Thursday, March 24, 2011

The Rich--A Changing Group

Robert Frank writes:
Researchers and journalists (myself included) often refer to the rich as a
fixed group. There are the “the rich” who keep getting richer, with ever-rising
shares of the nation’s income and wealth. And then there are “the rest,” who
aren’t getting much of either.

At a time when the American Dream is supposedly dead for most Americans,
while Wall Streeters seen as permanently ensconced in government-backed
luxury, the chances of moving up or down would appear slim.

But the rich and poor may be far more fluid than the conventional
wisdom would have us believe. What is most surprising is the churn at the top of
the income ladder.

A Census Bureau study shows that from 2004 to 2007, about a
third of the households in the highest income quintile (the top 20%) moved down to another income group. In the same period, a third of those in the lowest income group moved to a higher group.
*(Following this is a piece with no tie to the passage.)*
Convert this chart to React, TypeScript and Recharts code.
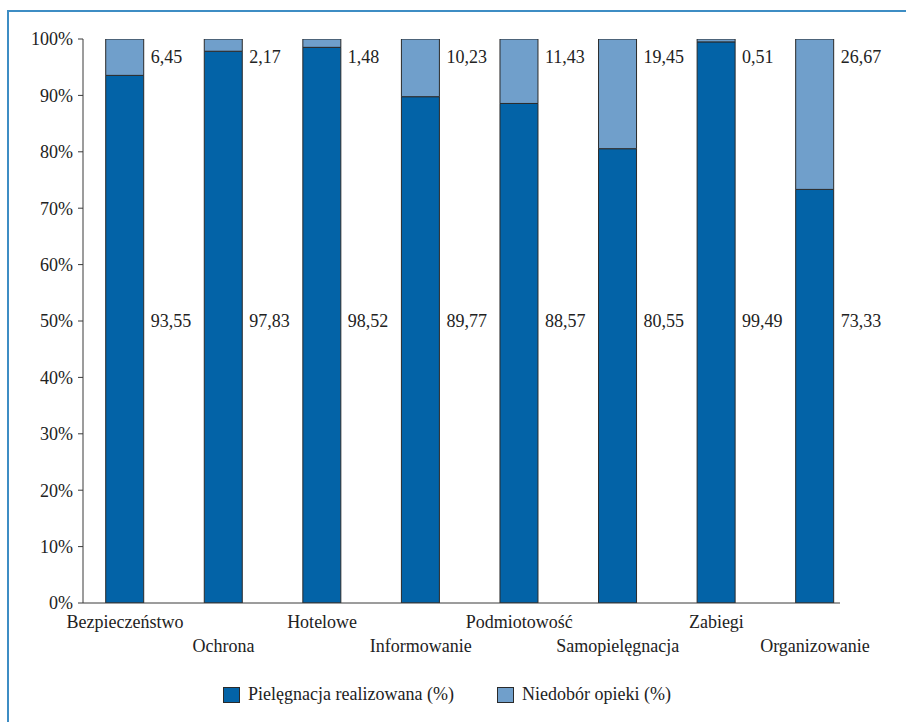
import React from 'react';
import { BarChart, Bar, XAxis, YAxis, LabelList } from 'recharts';

const categories = ['Bezpieczeństwo', 'Ochrona', 'Hotelowe', 'Informowanie', 'Podmiotowość', 'Samopielęgnacja', 'Zabiegi', 'Organizowanie'];
const realized = [93.55, 97.83, 98.52, 89.77, 88.57, 80.55, 99.49, 73.33];
const shortage = [6.45, 2.17, 1.48, 10.23, 11.43, 19.45, 0.51, 26.67];
const yTicks = [0, 10, 20, 30, 40, 50, 60, 70, 80, 90, 100];
const seriesNames = ['Pielęgnacja realizowana (%)', 'Niedobór opieki (%)'];

const data = categories.map((name, i) => ({ idx: i, name, realized: realized[i], shortage: shortage[i] }));

const DARK = '#0363A7';
const LIGHT = '#709FCB';
const EDGE = '#2a2a2a';
const AXIS = '#3a3a3a';
const FONT = '"Liberation Serif", "Times New Roman", serif';
const LOW_LABEL_PCT = 50;
const HIGH_LABEL_PCT = 96.8;

const fmt = (v: number) => v.toFixed(2).replace('.', ',');

const LowLabel = (props: any) => {
  const { x, y, width, height, value } = props;
  const ppp = height / value;
  const y0 = y + height;
  const ly = y0 - LOW_LABEL_PCT * ppp;
  return (
    <text x={x + width + 7} y={ly} dy="0.35em" fontFamily={FONT} fontSize={18} fill="#222">
      {fmt(value)}
    </text>
  );
};

const HighLabel = (props: any) => {
  const { x, y, width, height, value } = props;
  const ppp = height / value;
  const ly = y + (100 - HIGH_LABEL_PCT) * ppp;
  return (
    <text x={x + width + 7} y={ly} dy="0.35em" fontFamily={FONT} fontSize={18} fill="#222">
      {fmt(value)}
    </text>
  );
};

const CatTick = (props: any) => {
  const { x, y, payload } = props;
  const i = Math.round(payload.value);
  const name = categories[i];
  if (name === undefined) return null;
  return (
    <text x={x} y={y + (i % 2 === 0 ? 25 : 49)} textAnchor="middle" fontFamily={FONT} fontSize={18} fill="#222">
      {name}
    </text>
  );
};

export default function App() {
  return (
    <div style={{ position: 'absolute', left: 0, top: 0, width: 906, height: 722, overflow: 'hidden', background: '#fff' }}>
      <div
        style={{
          position: 'absolute',
          left: 7,
          top: 10,
          right: 0,
          bottom: 0,
          borderLeft: '2px solid #3D8DC4',
          borderTop: '2px solid #3D8DC4',
        }}
      />
      <div style={{ position: 'absolute', left: 0, top: 0 }}>
        <BarChart width={906} height={722} data={data} margin={{ top: 39, right: 66, left: 0, bottom: 59 }}>
          <XAxis
            type="number"
            dataKey="idx"
            domain={[-0.426, 7.254]}
            ticks={[0, 1, 2, 3, 4, 5, 6, 7]}
            interval={0}
            tickLine={false}
            tickSize={0}
            tickMargin={0}
            height={60}
            stroke={AXIS}
            tick={<CatTick />}
            allowDataOverflow
          />
          <YAxis
            type="number"
            domain={[0, 100]}
            ticks={yTicks}
            interval={0}
            width={83}
            tickSize={5}
            tickMargin={5}
            stroke={AXIS}
            tickFormatter={(v: number) => `${v}%`}
            tick={{ fontFamily: FONT, fontSize: 18, fill: '#222' }}
            allowDataOverflow
          />
          <Bar dataKey="realized" stackId="a" fill={DARK} stroke={EDGE} strokeWidth={1} barSize={38} isAnimationActive={false}>
            <LabelList dataKey="realized" content={<LowLabel />} />
          </Bar>
          <Bar dataKey="shortage" stackId="a" fill={LIGHT} stroke={EDGE} strokeWidth={1} barSize={38} isAnimationActive={false}>
            <LabelList dataKey="shortage" content={<HighLabel />} />
          </Bar>
        </BarChart>
      </div>
      <div
        style={{
          position: 'absolute',
          top: 684,
          left: 0,
          width: 906,
          display: 'flex',
          justifyContent: 'center',
          fontFamily: FONT,
          fontSize: 18,
          color: '#222',
        }}
      >
        {seriesNames.map((n, i) => (
          <div key={n} style={{ display: 'flex', alignItems: 'center', marginLeft: i === 0 ? -12 : 43 }}>
            <span
              style={{
                display: 'inline-block',
                width: 15,
                height: 14,
                background: i === 0 ? DARK : LIGHT,
                border: `1px solid ${EDGE}`,
                marginRight: 8,
              }}
            />
            <span>{n}</span>
          </div>
        ))}
      </div>
    </div>
  );
}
This isn’t to say Horatio Alger is the norm, and America ranks below
many other developed countries when it comes to intergenerational mobility, or
the chances of rising higher than your folks did. And wealth mobility, which
measures accumulated assets over a lifetime, is more persistent than income
mobility. The period of 2004 to 2007 also is selective, since the country was
prospering from the real-estate bubble...

“One of the most enduring economic myths in our society is that the
rich keep getting richer, while the poor keep getting poorer,” he writes. “It isn’t true.”